Is it good? is it bad? Yes it is good, the cloud will help business to reduce costs and driving your applications to mobile device it is also good because your customers will interact with your business by using the "new PC" called "SmartPhone". But Cloud-First and Mobile-First it is not a business strategy for your business, it is a business strategy for IT Vendors (HP, Amazon, IBM, Microsoft, others...).
There is no doubt, no question about it, all major IT vendors are on a "Cloud-First, Mobile-First". It don't even deserve explanation. It means trying to move all data to a cloud and all application to a mobile device.
Cloud-First is an evolution of outsourcing, when you move all that servers, apps and things that your don't understand (the stuff that IT people loves) out of your company, since your company is not making profits by having servers and paying for software itself. It provides your company cost reducing benefits, but it is not a business strategy, just by putting you application on "the cloud" it does not mean you are going to make more money. And you can save some money but you need to make the numbers fit, it is not that you are going to save money like magic, maybe you need a migration, prepare your applications, invest more to go the cloud. So make your number rights, the cloud may assist you on reducing costs, but it is not going to help you make money by itself. There may be examples on how to use the cloud to get more customers and more sales, but those are specific strategies and not just "The Cloud".

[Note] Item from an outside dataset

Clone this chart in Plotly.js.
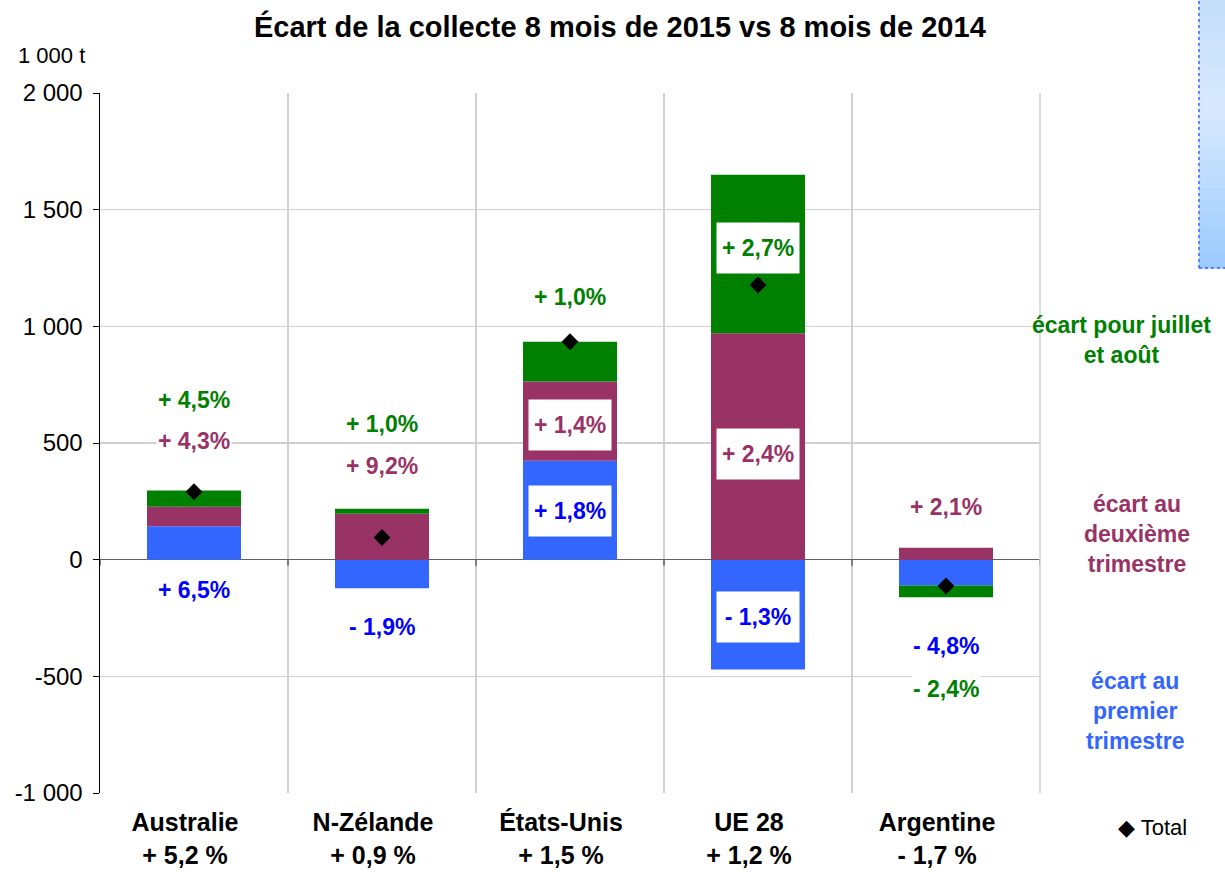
<!DOCTYPE html>
<html>
<head>
<meta charset="utf-8">
<script src="https://cdn.plot.ly/plotly-3.0.1.min.js"></script>
<style>html,body{margin:0;padding:0;background:#fff;}#chart{width:1225px;height:872px;}</style>
</head>
<body>
<div id="chart"></div>
<script>
// ---- data ----
const categories = ['Australie', 'N-Zélande', 'États-Unis', 'UE 28', 'Argentine'];
const totalPct = ['+ 5,2 %', '+ 0,9 %', '+ 1,5 %', '+ 1,2 %', '- 1,7 %'];
const q1 = [143, -123, 424, -471, -111];        // écart au premier trimestre (1 000 t)
const q2 = [84, 197, 340, 970, 51];             // écart au deuxième trimestre
const julAug = [69, 21, 170, 680, -50];         // écart pour juillet et août
const total = [291, 95, 934, 1177, -113];       // Total
const q1Labels = ['+ 6,5%', '- 1,9%', '+ 1,8%', '- 1,3%', '- 4,8%'];
const q2Labels = ['+ 4,3%', '+ 9,2%', '+ 1,4%', '+ 2,4%', '+ 2,1%'];
const julAugLabels = ['+ 4,5%', '+ 1,0%', '+ 1,0%', '+ 2,7%', '- 2,4%'];
const yTickVals = [-1000, -500, 0, 500, 1000, 1500, 2000];
const yTickText = ['-1 000', '-500', '0', '500', '1 000', '1 500', '2 000'];

// ---- label placement (layout only) ----
const q1LabelY = [-129, -290, 209, -246, -369];
const q2LabelY = [507, 400, 577, 453, 226];
const julAugLabelY = [686, 581, 1126, 1336, -554];
const q1Boxed = [false, false, true, true, false];
const q2Boxed = [false, false, true, true, false];
const julAugBoxed = [false, false, false, true, false];

const FONT = 'Arial, "Liberation Sans", sans-serif';
const BLUE = '#3366FF', MAROON = '#993366', GREEN = '#008000';

const xLabels = categories.map((c, i) => '<b>' + c + '<br>' + totalPct[i] + '</b>');

const traces = [
  {type: 'bar', x: categories, y: q1, marker: {color: BLUE}, name: 'écart au premier trimestre', hoverinfo: 'skip'},
  {type: 'bar', x: categories, y: q2, marker: {color: MAROON}, name: 'écart au deuxième trimestre', hoverinfo: 'skip'},
  {type: 'bar', x: categories, y: julAug, marker: {color: GREEN}, name: 'écart pour juillet et août', hoverinfo: 'skip'},
  {type: 'scatter', mode: 'markers', x: categories, y: total, name: 'Total',
   marker: {symbol: 'diamond', color: '#000', size: 13}, hoverinfo: 'skip'}
];

const annotations = [];
function addLabels(texts, ys, boxed, color) {
  texts.forEach((t, i) => {
    const a = {x: i, y: ys[i], xref: 'x', yref: 'y', text: '<b>' + t + '</b>', showarrow: false,
      font: {family: FONT, size: 23, color: color}, bgcolor: '#ffffff', xanchor: 'center', yanchor: 'middle'};
    if (boxed[i]) { a.width = 80; a.height = 48; }
    annotations.push(a);
  });
}
addLabels(q1Labels, q1LabelY, q1Boxed, '#0000FF');
addLabels(q2Labels, q2LabelY, q2Boxed, MAROON);
addLabels(julAugLabels, julAugLabelY, julAugBoxed, GREEN);

// unit label
annotations.push({xref: 'paper', yref: 'paper', x: -0.052, y: 1.054, text: '1 000 t', showarrow: false,
  font: {family: FONT, size: 22, color: '#000'}, xanchor: 'center', yanchor: 'middle'});
// side legend
annotations.push({xref: 'paper', yref: 'paper', x: 1.0862, y: 0.647, text: '<b>écart pour juillet<br>et août</b>', showarrow: false,
  font: {family: FONT, size: 23, color: GREEN}, xanchor: 'center', yanchor: 'middle', align: 'center'});
annotations.push({xref: 'paper', yref: 'paper', x: 1.1032, y: 0.37, text: '<b>écart au<br>deuxième<br>trimestre</b>', showarrow: false,
  font: {family: FONT, size: 23, color: MAROON}, xanchor: 'center', yanchor: 'middle', align: 'center'});
annotations.push({xref: 'paper', yref: 'paper', x: 1.101, y: 0.117, text: '<b>écart au<br>premier<br>trimestre</b>', showarrow: false,
  font: {family: FONT, size: 23, color: BLUE}, xanchor: 'center', yanchor: 'middle', align: 'center'});
annotations.push({xref: 'paper', yref: 'paper', x: 1.12, y: -0.0486, text: '◆ Total', showarrow: false,
  font: {family: FONT, size: 22, color: '#000'}, xanchor: 'center', yanchor: 'middle'});

const shapes = [];
// small ticks on zero line at category boundaries
for (let b = -0.5; b <= 4.5; b += 1) {
  shapes.push({type: 'line', xref: 'x', yref: 'y', x0: b, x1: b, ysizemode: 'pixel', yanchor: 0, y0: 0, y1: -6,
    line: {color: '#606060', width: 1.5}});
}
// right border
shapes.push({type: 'line', xref: 'paper', yref: 'paper', x0: 1, x1: 1, y0: 0, y1: 1, line: {color: '#d0d0d0', width: 1.5}});
// gradient box in top-right corner
const nBands = 20;
const boxX0 = 1.1691, boxX1 = 1.2, boxYTop = 1.1329, boxYBot = 0.75;
const stops = [[0, [196, 221, 250]], [0.4, [216, 233, 253]], [1, [154, 202, 255]]];
function gradColor(f) {
  for (let s = 0; s < stops.length - 1; s++) {
    const [f0, c0] = stops[s], [f1, c1] = stops[s + 1];
    if (f <= f1) {
      const t = (f - f0) / (f1 - f0);
      return 'rgb(' + c0.map((v, j) => Math.round(v + t * (c1[j] - v))).join(',') + ')';
    }
  }
  return 'rgb(154,202,255)';
}
for (let k = 0; k < nBands; k++) {
  const f = (k + 0.5) / nBands;
  const yt = boxYTop - (boxYTop - boxYBot) * k / nBands;
  const yb = boxYTop - (boxYTop - boxYBot) * (k + 1) / nBands;
  shapes.push({type: 'rect', xref: 'paper', yref: 'paper', x0: boxX0, x1: boxX1, y0: yb - 0.001, y1: yt,
    fillcolor: gradColor(f), line: {width: 0}, layer: 'above'});
}
shapes.push({type: 'line', xref: 'paper', yref: 'paper', x0: boxX0, x1: boxX0, y0: boxYBot, y1: boxYTop,
  line: {color: BLUE, width: 1.5, dash: 'dot'}});
shapes.push({type: 'line', xref: 'paper', yref: 'paper', x0: boxX0, x1: boxX1, y0: boxYBot, y1: boxYBot,
  line: {color: BLUE, width: 1.5, dash: 'dot'}});

const layout = {
  width: 1225, height: 872,
  margin: {l: 100, r: 185, t: 93, b: 79, pad: 0},
  paper_bgcolor: '#fff', plot_bgcolor: '#fff',
  barmode: 'relative', bargap: 0.5,
  showlegend: false,
  font: {family: FONT, color: '#000'},
  title: {text: '<b>Écart de la collecte 8 mois de 2015 vs 8 mois de 2014</b>',
    font: {family: FONT, size: 29, color: '#000'}, xref: 'container', yref: 'container',
    x: 0.506, y: 0.969, xanchor: 'center', yanchor: 'middle'},
  xaxis: {type: 'category', range: [-0.5, 4.5], tickson: 'boundaries', showgrid: true, gridcolor: '#d0d0d0', gridwidth: 1.5,
    tickvals: categories, ticktext: xLabels, ticks: '', tickfont: {family: FONT, size: 25, color: '#000'},
    ticklabelstandoff: 12, ticklabelshift: -9,
    zeroline: false, showline: false, fixedrange: true},
  yaxis: {range: [-1000, 2000], tickvals: yTickVals, ticktext: yTickText, showgrid: true, gridcolor: '#d0d0d0', gridwidth: 1.5,
    zeroline: true, zerolinecolor: '#606060', zerolinewidth: 1.5,
    showline: true, linecolor: '#000', linewidth: 1.5, ticks: 'outside', ticklen: 6, tickcolor: '#000',
    ticklabelstandoff: 5,
    tickfont: {family: FONT, size: 24, color: '#000'}, fixedrange: true},
  annotations: annotations,
  shapes: shapes
};

Plotly.newPlot('chart', traces, layout, {displayModeBar: false, staticPlot: true});
</script>
</body>
</html>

I remember hearing an IT salesman that it does not mean that all is going to be on the cloud and that it is expected that on companies will have a 50%/60% stuff on the cloud and the rest "on Premise". So, when we reach that day, the hype of the cloud will be over and IT vendors will be looking what is the next big things to offer.
But don't get me wrong, a Mobile-First, strategy can really help you make increase sales if you really know your customers and if you product requires and gives value to an "always mobile" person. A banking payment tool may be a success on a Mobile-First strategy, since people want to be able to pay debts "on the go". But if the bank only wants to offers a view of your account without any ways to take action your money on that case maybe a Mobile application is not required at all.

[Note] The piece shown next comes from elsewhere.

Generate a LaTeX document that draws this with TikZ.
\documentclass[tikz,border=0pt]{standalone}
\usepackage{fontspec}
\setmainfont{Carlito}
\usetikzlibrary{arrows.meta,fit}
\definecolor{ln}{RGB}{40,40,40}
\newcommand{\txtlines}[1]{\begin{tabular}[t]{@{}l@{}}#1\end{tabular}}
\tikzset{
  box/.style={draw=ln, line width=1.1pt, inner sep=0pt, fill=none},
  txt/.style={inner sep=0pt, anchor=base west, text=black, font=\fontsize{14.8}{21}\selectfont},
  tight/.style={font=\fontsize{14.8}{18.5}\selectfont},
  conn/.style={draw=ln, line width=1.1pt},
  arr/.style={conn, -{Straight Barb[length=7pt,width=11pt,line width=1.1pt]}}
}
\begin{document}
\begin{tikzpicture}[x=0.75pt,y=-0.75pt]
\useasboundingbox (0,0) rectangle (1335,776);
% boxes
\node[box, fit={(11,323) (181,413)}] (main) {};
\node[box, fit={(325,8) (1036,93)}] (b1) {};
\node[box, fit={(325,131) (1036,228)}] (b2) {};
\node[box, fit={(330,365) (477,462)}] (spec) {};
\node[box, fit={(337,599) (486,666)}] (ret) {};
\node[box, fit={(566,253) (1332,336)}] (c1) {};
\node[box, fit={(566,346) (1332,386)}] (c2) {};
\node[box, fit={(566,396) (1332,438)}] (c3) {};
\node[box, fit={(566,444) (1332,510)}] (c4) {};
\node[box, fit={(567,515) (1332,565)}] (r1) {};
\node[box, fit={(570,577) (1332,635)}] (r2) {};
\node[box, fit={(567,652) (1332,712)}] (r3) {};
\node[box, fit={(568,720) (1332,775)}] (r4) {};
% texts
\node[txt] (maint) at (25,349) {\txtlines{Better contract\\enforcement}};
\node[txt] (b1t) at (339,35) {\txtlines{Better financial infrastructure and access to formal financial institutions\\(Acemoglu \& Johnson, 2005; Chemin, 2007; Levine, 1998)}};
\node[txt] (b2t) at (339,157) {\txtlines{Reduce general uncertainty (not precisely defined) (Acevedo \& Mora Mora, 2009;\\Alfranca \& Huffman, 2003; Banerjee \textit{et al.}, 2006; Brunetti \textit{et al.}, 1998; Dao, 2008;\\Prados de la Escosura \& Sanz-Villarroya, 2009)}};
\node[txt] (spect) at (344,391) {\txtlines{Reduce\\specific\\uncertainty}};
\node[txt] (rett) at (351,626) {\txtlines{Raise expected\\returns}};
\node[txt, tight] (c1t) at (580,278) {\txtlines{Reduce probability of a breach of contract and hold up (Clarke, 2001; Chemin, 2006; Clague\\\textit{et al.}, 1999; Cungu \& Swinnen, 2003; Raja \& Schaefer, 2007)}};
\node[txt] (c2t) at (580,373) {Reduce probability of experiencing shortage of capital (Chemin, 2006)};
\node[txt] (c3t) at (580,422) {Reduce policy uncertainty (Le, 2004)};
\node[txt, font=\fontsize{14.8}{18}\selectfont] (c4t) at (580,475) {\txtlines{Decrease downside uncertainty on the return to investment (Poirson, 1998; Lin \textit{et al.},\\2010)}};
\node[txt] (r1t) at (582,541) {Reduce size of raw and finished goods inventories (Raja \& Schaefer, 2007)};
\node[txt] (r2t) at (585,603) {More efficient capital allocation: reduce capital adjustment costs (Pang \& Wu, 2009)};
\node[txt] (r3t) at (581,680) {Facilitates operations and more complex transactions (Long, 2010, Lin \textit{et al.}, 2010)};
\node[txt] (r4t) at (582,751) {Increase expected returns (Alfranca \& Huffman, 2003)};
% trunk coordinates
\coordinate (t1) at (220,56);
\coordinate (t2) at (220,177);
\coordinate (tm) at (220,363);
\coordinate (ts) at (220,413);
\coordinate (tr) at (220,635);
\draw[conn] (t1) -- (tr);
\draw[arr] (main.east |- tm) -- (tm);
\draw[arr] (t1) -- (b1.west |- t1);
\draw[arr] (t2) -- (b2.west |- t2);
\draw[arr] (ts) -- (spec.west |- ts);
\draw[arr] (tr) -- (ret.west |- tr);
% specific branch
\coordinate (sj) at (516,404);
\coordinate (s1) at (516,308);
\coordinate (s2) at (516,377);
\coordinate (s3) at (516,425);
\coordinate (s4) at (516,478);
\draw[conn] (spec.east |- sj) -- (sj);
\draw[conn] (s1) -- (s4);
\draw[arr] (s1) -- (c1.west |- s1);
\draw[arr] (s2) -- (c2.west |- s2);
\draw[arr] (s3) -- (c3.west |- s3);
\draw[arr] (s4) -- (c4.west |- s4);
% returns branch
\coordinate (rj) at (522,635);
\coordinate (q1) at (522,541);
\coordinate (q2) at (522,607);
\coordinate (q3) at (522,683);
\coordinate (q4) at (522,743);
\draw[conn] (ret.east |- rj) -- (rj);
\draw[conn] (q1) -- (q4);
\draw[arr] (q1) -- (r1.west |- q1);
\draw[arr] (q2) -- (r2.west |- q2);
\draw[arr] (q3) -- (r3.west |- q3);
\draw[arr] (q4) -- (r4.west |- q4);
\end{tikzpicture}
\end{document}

From the technical point of view, creating stand-alone (client-server) applications for mobile phones on iPhone and Android is just getting back to the days that you have only Windows on the PCs . People that used MacOS or OS/2 was given the cold shoulder because they were a minority and developers didn't want to do application for those platforms, only Windows that had all the market share at that time. At some point developers and customers started to think that they need to be "platform independent" and moved applications to the web on open standards so it didn't matter if the final user has Windows or any other platform, he just required a browser that supported the web standard. So, this is why smartphone developers are trying to do "hybrid" application development that with a few changes it will run on iPhone and Android. So maybe in a future we will be migrating the iPhone/Android apps to a more "hybrid" approach or maybe back to the web.